# pastry rings



## zbakergirl (May 25, 2015)

Hi guys, I am really stuck. I need to make individual tarts, round ones and I have got the rings but I have no idea how to use them. They have no bottom and are juat rings, and I have no idea how to get a good round shape like the pros. Please can someome help. Thank you.


----------



## chefross (May 5, 2010)

Tart shells usually come with a bottom and the ring like a miniature spring form pan. These sound like they might be English Muffin rings?

Yet....they might be something new.

To that end, you may need a non-stick material like *Silpat* to place the rings on. Depending on the size of *Silpat* you may be able to get as many as 8-9 tart rings on it. Prepare and roll your dough as per usual and place, crimp and adjust in the rings as they are on the sheet.


----------



## jcakes (Feb 18, 2007)

If this is what you have, it's a tart ring, it just has flat (not fluted) sides and is easier to use. With a fluted side, you need the bottom so you can push the tart shell out. With a flat side, you just lift the ring and you're done. I'm noticing that more and more places are using these flat sided rings:

http://www.jbprince.com/professional-culinary-molds/deep-tart-ring-325-inch-diam.asp

Just as Chefross describes above, depending on your dough, you can use parchment or a silpat on a full sheet pan; fit the dough in as you would in a larger pan, you might want to finesse the inside bottom edge with your knuckle or if you have one of those tamper tools (that you use for a fleximold) that can work. Dock if you need to, bake as usual.


----------



## panini (Jul 28, 2001)

All we use is the rings. Like JCakes says, develope the inside corners so the dough does not shrink. Don't use too much flour or release on the sides or stretch the dough too much. Press them firmly, the sides have a tendency to collapse down if you blind bake. We weight and blind bake for fruit tarts and such.

A muffin liner works well to weight them. hth's

again like JCakes I'm referring to the Mafter type rings.


----------



## canele (Apr 7, 2015)

zbakergirl said:


> Hi guys, I am really stuck. I need to make individual tarts, round ones and I have got the rings but I have no idea how to use them. They have no bottom and are juat rings, and I have no idea how to get a good round shape like the pros. Please can someome help. Thank you.


tart rings do not have bottoms. Tart pans do.

line a sheet pan with parchment paper. Line up your tart rings. Roll out your dough and cut it to approximately the right size circle. Press the dough into the rings and cut off any excess....and bake.

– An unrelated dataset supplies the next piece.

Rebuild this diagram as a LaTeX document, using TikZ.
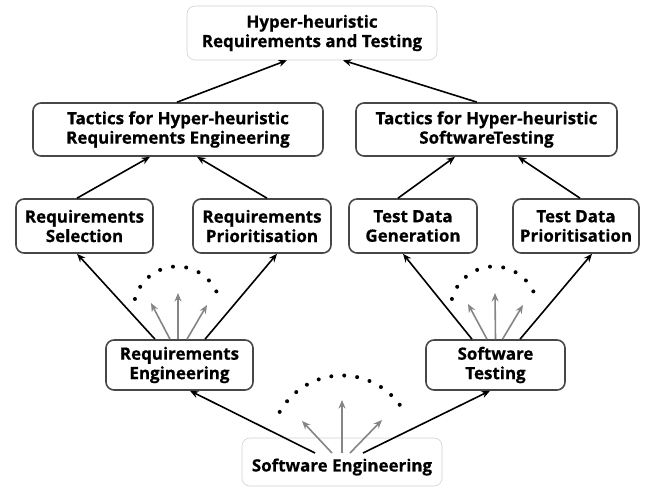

Question: do you just need a bottom "crust" to fill or are you looking for something to bake a tart in? For something filled and baked you will have better luck with individual tart pans over using the tart rings. Think of the tart rings as something better to use to make crusts to fill.


----------



## zbakergirl (May 25, 2015)

Hi, thank you. The rings I have are the ones from jbprince, they have no bottom. I will do as you said. Thank you


----------



## zbakergirl (May 25, 2015)

Hi, thank you. I will take this om board.


----------



## zbakergirl (May 25, 2015)

I had seen a professional chef make a strip of pastry around the sides and then place a circular piece in the middle. Hence, I was wondering if there was a tutorial. Thank you to everyone for replying, much appreciated


----------



## panini (Jul 28, 2001)

That sounds labor intensive and not necessary unless you would like the side made of a different product.


----------



## canele (Apr 7, 2015)

zbakergirl said:


> I had seen a professional chef make a strip of pastry around the sides and then place a circular piece in the middle. Hence, I was wondering if there was a tutorial. Thank you to everyone for replying, much appreciated


search YouTube as you would google.... put in your key words and see what comes up. 

as for using two pieces of dough.... why make it so much work? You also run the risk of having gaps in the bottom and sides of your tart shell. One piece pushed gently into the ring and pressed down will do you just fine.


----------